Tracks like Major League Chemicals and American Guilt channel the raw energy of Hendrix and Zappa, but are tempered with a subtlety and restraint reminiscent of a closely supervised Steely Dan session guitarist. For me the most compelling song on the album, Ministry of Alienation draws unmistakably from the heavily compressed, basement psychedelica of Tame Impala's Lonerism, and yet the unpredictable chord sequences and saucy harmony give it a fresh, UMO-flavour that proves irresistible.
Whereas OMU’s last album Multi-love took us on a revealing, and strangely uplifting journey into his polyamory, Nielson’s lyrics in Sex & Food depict a far darker decent into loneliness.

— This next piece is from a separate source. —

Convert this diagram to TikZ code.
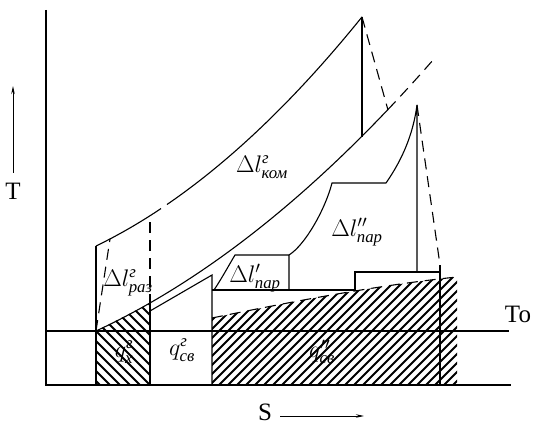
\documentclass[tikz,border=0pt]{standalone}
\usepackage{fix-cm}
\usepackage{amsmath}
\usepackage{fontspec}
\setmainfont{Liberation Serif}
\usetikzlibrary{arrows.meta}
\begin{document}
\begin{tikzpicture}[x=1pt,y=-1pt,line width=1.1pt,
  dsh/.style={dash pattern=on 11pt off 7pt},
  hatchline/.style={line width=2pt},
  lbl/.style={font=\fontsize{24}{28}\selectfont,inner sep=0pt},
  axlbl/.style={font=\fontsize{25}{29}\selectfont,inner sep=0pt},
  axarrow/.style={line width=0.8pt,-{Stealth[length=8pt,width=3.5pt]}}]
\useasboundingbox (0,0) rectangle (533,425);
% key points
\coordinate (ytop) at (46,10);
\coordinate (orig) at (46,385);
\coordinate (xend) at (511,385);
\coordinate (toL) at (46,331);
\coordinate (toR) at (509,331);
% hatched regions
\begin{scope}
  \clip (96,331) -- (150,303) -- (150,385) -- (96,385) -- cycle;
  \foreach \a in {90,100,...,280} \draw[hatchline] (\a,395) -- ++(-130,-130);
\end{scope}
\begin{scope}
  \clip (212,318) .. controls (300,300) and (380,285) .. (457,277) -- (457,385) -- (212,385) -- cycle;
  \foreach \a in {110,119,...,480} \draw[hatchline] (\a,395) -- ++(130,-130);
\end{scope}
\draw[dsh] (212,318) .. controls (300,300) and (380,285) .. (457,277);
% axes and base lines
\draw (ytop) -- (orig) -- (xend);
\draw (toL) -- (toR);
% upper curve (compression)
\draw plot[domain=96:161,samples=20] (\x,{246-0.4837*(\x-96)-0.001418*(\x-96)*(\x-96)});
\draw plot[domain=167:362,samples=50] (\x,{246-0.4837*(\x-96)-0.001418*(\x-96)*(\x-96)});
% lower curve
\draw plot[domain=96:388,samples=60] (\x,{331-0.4646*(\x-96)-0.001001*(\x-96)*(\x-96)});
\draw[dsh] plot[domain=388:432,samples=10] (\x,{331-0.4646*(\x-96)-0.001001*(\x-96)*(\x-96)});
% peak of compression
\draw (362,17) -- (362,136.6);
\draw[dsh] (362,17) -- (388,110);
% left part
\draw (96,246) -- (96,385);
\draw (150,303) -- (150,385);
\draw[dsh] (150,222) -- (150,303);
\draw[dsh] (96,331) -- (110,239);
% q_sv region
\draw (150,311) -- (212,275) -- (212,385);
% steam boxes
\draw (212,290) -- (355,290) -- (355,272) -- (440,272);
\draw (214,290) .. controls (222,278) and (229,265) .. (235,255) -- (289,255) -- (289,290);
\draw (289,255) .. controls (305,245) and (325,210) .. (332,183) -- (386,183)
      .. controls (402,160) and (413,135) .. (417,105) -- (417,272);
\draw[dsh] (417,105) -- (440,265);
\draw (440,265) -- (440,385);
% axis labels
\coordinate (tA) at (13,173);
\coordinate (tB) at (13,86);
\draw[axarrow] (tA) -- (tB);
\node[axlbl] (Tlab) at (13,191) {T};
\node[axlbl] (Slab) at (265,412) {S};
\coordinate (sA) at (280,416);
\coordinate (sB) at (364,416);
\draw[axarrow] (sA) -- (sB);
\node[axlbl] (Tolab) at (518,314) {To};
% region labels
\node[lbl] (lkom) at (262,167) {$\Delta l^{\text{\itshape г}}_{\text{\itshape ком}}$};
\node[lbl] (lpar2) at (357,232) {$\Delta l''_{\text{\itshape пар}}$};
\node[lbl] (lpar1) at (255,278) {$\Delta l'_{\text{\itshape пар}}$};
\node[lbl] (lraz) at (128,283) {$\Delta l^{\text{\itshape г}}_{\text{\itshape раз}}$};
\node[lbl] (qsv) at (182,350) {$q^{\text{\itshape г}}_{\text{\itshape св}}$};
\node[lbl] (qx) at (124,352) {$q^{\text{\itshape г}}_{\text{\itshape х}}$};
\node[lbl] (qsv2) at (322,352) {$q''_{\text{\itshape св}}$};
\end{tikzpicture}
\end{document}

The crushing nihilism invoked by songs like The Internet of Love (‘I wake up alone/Do you wake up with someone else?’) is broken up only by occasional bursts of (dark) humour. If You're Going to Break Yourself, for example. This beautifully constructed lament to love lost could have been written by Paul McCartney’s evil twin, for where McCartney wrote 'Maybe I'm amazed at the way I really need you', Nielson opts for 'You're an asshole you know, but I miss you’. Indeed, If the album suffers from anything it is this almost overwhelming sense of sadness you end up feeling for Nielson, who doesn’t quite reach Smashing Pumpkins levels of self-indulgence, but more than once had me reaching for my eyeliner.

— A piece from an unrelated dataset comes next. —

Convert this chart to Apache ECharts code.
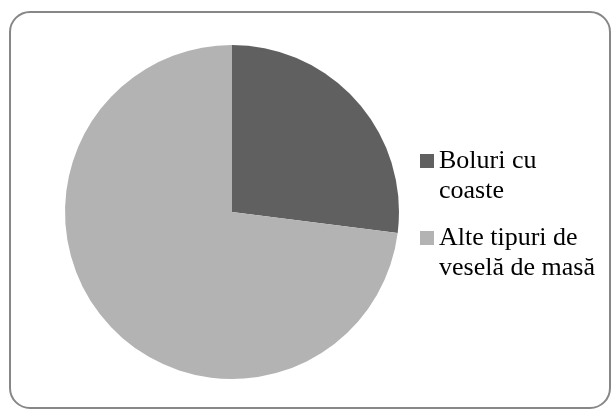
<!DOCTYPE html>
<html>
<head>
<meta charset="utf-8">
<script src="https://cdn.jsdelivr.net/npm/echarts@6/dist/echarts.min.js"></script>
<style>
html,body{margin:0;padding:0;background:#fff;}
#chart{width:611px;height:409px;}
</style>
</head>
<body>
<div id="chart"></div>
<script>
const categories = ['Boluri cu coaste', 'Alte tipuri de veselă de masă'];
const legendLines = [['Boluri cu', 'coaste'], ['Alte tipuri de', 'veselă de masă']];
const values = [27, 73];
const colors = ['#606060', '#b3b3b3'];

const chart = echarts.init(document.getElementById('chart'));
const legendTops = [116, 193];
chart.setOption({
  animation: false,
  backgroundColor: '#ffffff',
  color: colors,
  graphic: [{
    type: 'rect',
    shape: {x: 10, y: 12, width: 600, height: 396, r: 20},
    style: {fill: 'none', stroke: '#878787', lineWidth: 2},
    silent: true
  }],
  legend: categories.map((c, i) => ({
    data: [c],
    left: 420,
    top: legendTops[i],
    padding: 0,
    orient: 'vertical',
    icon: 'rect',
    itemWidth: 14,
    itemHeight: 14,
    selectedMode: false,
    formatter: name => '\n' + legendLines[categories.indexOf(name)].join('\n'),
    textStyle: {fontFamily: 'Liberation Serif', fontSize: 26, lineHeight: 30, color: '#000'}
  })),
  series: [{
    type: 'pie',
    center: [232, 212],
    radius: 167,
    startAngle: 90,
    clockwise: true,
    label: {show: false},
    labelLine: {show: false},
    emphasis: {disabled: true},
    itemStyle: {borderWidth: 0},
    data: categories.map((c, i) => ({name: c, value: values[i]}))
  }]
});
</script>
</body>
</html>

Ultimately the album has done what it needed to do in cementing UMO’s reputation as leading figures in the psychedelic rock scene. No sacrifice to quality or musicianship has been made in its attempt to combine a unique sound with seductive melodies, and whilst the subject matter may leave you feeling a tad morose, it’s a meagre price to pay for what is an extremely rewarding 43 minutes.